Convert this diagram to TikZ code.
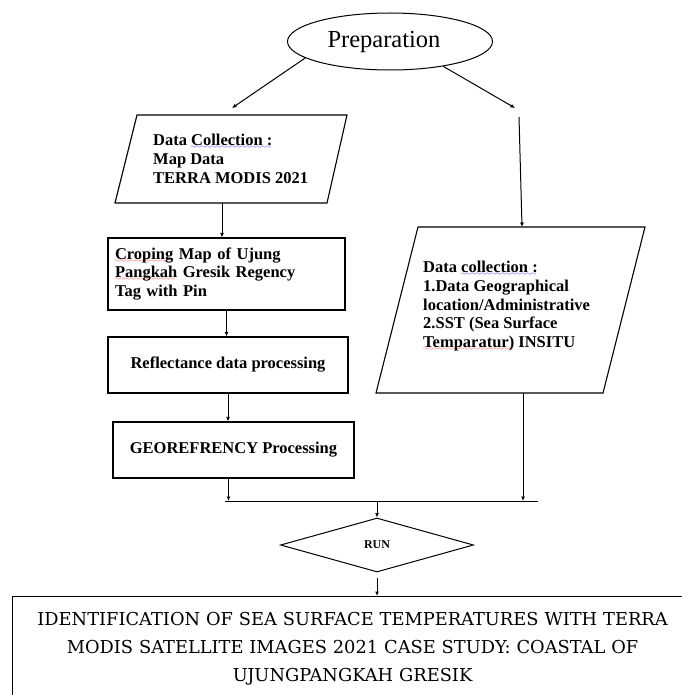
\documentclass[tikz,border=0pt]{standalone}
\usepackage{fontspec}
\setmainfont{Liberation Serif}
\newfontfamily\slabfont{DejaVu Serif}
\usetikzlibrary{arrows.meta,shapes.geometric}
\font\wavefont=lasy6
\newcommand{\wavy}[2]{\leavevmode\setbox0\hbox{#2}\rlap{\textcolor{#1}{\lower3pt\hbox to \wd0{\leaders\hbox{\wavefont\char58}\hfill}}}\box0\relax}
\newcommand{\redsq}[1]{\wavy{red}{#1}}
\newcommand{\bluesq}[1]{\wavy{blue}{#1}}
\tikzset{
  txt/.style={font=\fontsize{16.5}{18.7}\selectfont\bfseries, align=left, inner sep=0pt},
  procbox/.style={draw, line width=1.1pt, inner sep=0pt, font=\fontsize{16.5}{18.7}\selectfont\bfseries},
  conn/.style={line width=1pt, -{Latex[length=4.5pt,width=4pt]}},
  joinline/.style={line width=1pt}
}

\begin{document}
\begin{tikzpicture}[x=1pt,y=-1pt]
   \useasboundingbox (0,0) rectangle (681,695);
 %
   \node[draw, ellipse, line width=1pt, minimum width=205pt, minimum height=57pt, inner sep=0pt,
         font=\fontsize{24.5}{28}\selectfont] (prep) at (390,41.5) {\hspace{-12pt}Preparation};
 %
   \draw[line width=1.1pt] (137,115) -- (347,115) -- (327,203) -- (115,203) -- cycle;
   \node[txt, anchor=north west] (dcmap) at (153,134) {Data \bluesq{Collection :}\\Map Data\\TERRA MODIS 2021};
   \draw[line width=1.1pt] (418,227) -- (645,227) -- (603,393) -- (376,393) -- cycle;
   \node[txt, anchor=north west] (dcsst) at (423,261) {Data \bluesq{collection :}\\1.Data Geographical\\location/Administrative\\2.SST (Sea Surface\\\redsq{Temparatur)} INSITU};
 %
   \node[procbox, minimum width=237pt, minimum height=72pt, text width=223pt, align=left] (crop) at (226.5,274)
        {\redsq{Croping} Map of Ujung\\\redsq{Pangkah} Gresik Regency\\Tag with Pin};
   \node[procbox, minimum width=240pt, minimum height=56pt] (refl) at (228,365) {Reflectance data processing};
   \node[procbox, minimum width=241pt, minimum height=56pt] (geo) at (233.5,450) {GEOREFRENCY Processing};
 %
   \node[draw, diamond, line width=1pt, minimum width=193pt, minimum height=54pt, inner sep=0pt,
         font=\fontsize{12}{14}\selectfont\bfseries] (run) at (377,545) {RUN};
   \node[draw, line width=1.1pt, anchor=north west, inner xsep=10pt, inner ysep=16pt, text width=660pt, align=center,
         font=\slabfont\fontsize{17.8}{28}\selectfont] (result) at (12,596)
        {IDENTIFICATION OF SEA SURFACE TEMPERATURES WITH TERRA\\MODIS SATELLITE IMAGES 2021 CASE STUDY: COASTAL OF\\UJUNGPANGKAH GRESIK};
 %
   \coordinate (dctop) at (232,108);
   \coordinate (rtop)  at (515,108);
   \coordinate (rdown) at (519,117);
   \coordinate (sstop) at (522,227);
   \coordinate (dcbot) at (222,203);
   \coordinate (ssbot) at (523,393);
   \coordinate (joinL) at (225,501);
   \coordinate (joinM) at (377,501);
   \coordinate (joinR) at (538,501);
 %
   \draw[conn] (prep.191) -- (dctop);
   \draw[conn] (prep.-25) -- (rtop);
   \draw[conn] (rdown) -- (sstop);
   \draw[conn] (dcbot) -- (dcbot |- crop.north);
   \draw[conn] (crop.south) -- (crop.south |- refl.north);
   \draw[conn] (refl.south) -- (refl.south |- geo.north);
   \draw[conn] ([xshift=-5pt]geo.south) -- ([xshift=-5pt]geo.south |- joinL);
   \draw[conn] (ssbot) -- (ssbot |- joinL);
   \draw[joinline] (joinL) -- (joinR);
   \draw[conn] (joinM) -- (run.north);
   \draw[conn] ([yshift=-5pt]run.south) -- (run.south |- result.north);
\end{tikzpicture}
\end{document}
+ + + +
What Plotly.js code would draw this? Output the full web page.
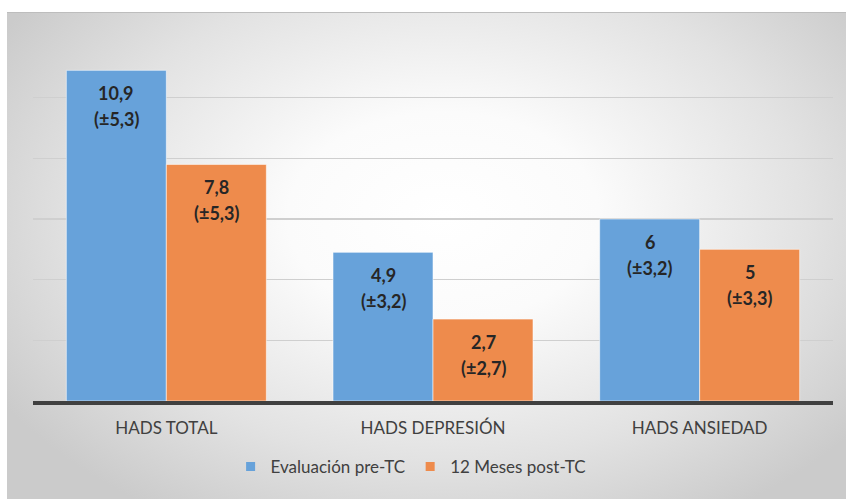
+ + + +
* Work to be completed:
Take every line that includes the string "code" and copy it.

* Answer:
Convert this diagram to TikZ code.
What Plotly.js code would draw this? Output the full web page.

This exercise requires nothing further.